> Can you document the cost you are paying to whom for what period of time?
> Please document the inspections and paperwork that you as a grower are
> called on to perform. Let me inform you Sal that one of the reasons the
> Proposed Organic Rule was returned from Office of Management and Budget to
> USDA and did not get passed on for a final rule is USDA staff had requested
> too much paperwork from farmers and handlers. If duplication of inspections,
> paperwork and fees are being charged in California now, bringing it out now
> will acquaint the USDA staff and the Secretary with an unacceptable State
> program. I will point out to you as long as two years ago I was told by the
Sal is busy trying to make a living as a small organic farmer, hobbled
by a quagmire of red tape and high taxes imposed on him by parasitic
bureaurocrats. Why add more paper pushing to his work load. Why don't
you represent his interests for him in dialog with OFPA & USDA. I thought
this was what you were supposed to be doing through your OFMA
organization and with the federal grant given to the National Organic
Marketing Cooperative Feasability Study. Perhaps you can describe how the
organic growers in this country benefitted from this project?

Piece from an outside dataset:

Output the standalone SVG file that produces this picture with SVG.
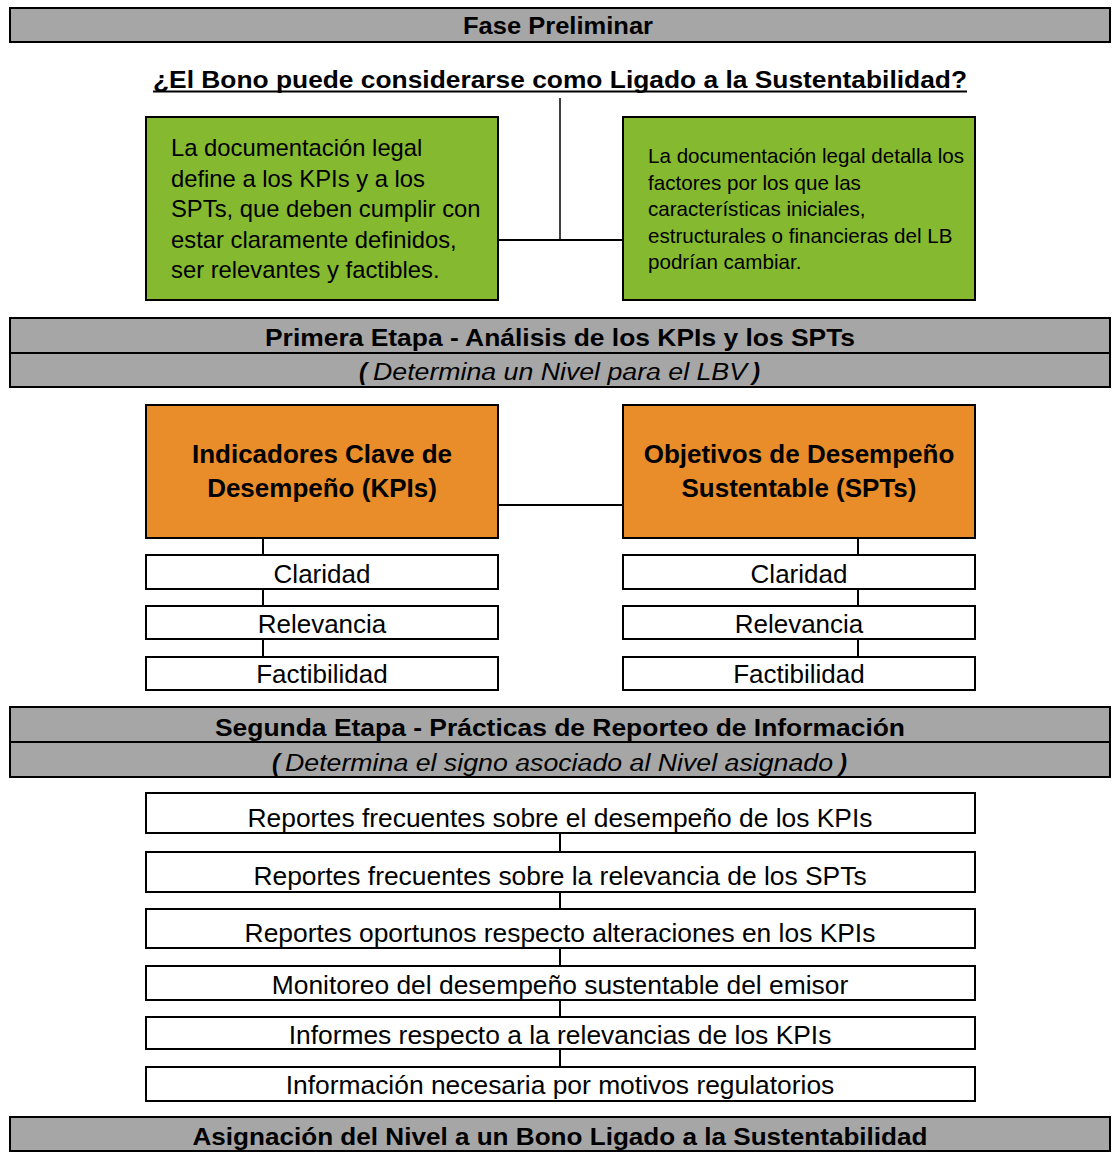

You are mostly preaching to the choir when you tell me about the benefits
of OFPA (in its ideal form, which has yet to evolve). The emerging
certified organic agriculture industry will be one of the best
things that will have ever happened to the US and the rest of the world.
It must accomodate, fairly, the small farmer, though.
There is certainly hope for Texas and for North Carolina, California and
the other states as well, hopefully. How do we organic growers go about
helping to duplicate in our own states what has been done in Texas? Can
you, I, Sal and others collaborate to describe a step by step
way to go about this, document it and put it on the Web in our respective
pages? This has to be a collaborative effort and one that all of us can
afford to spend enough time on for it to be effective. Yours and a few
other's posts in this thread represent a large body of information useful
to growers seeking to benefit from the organic label.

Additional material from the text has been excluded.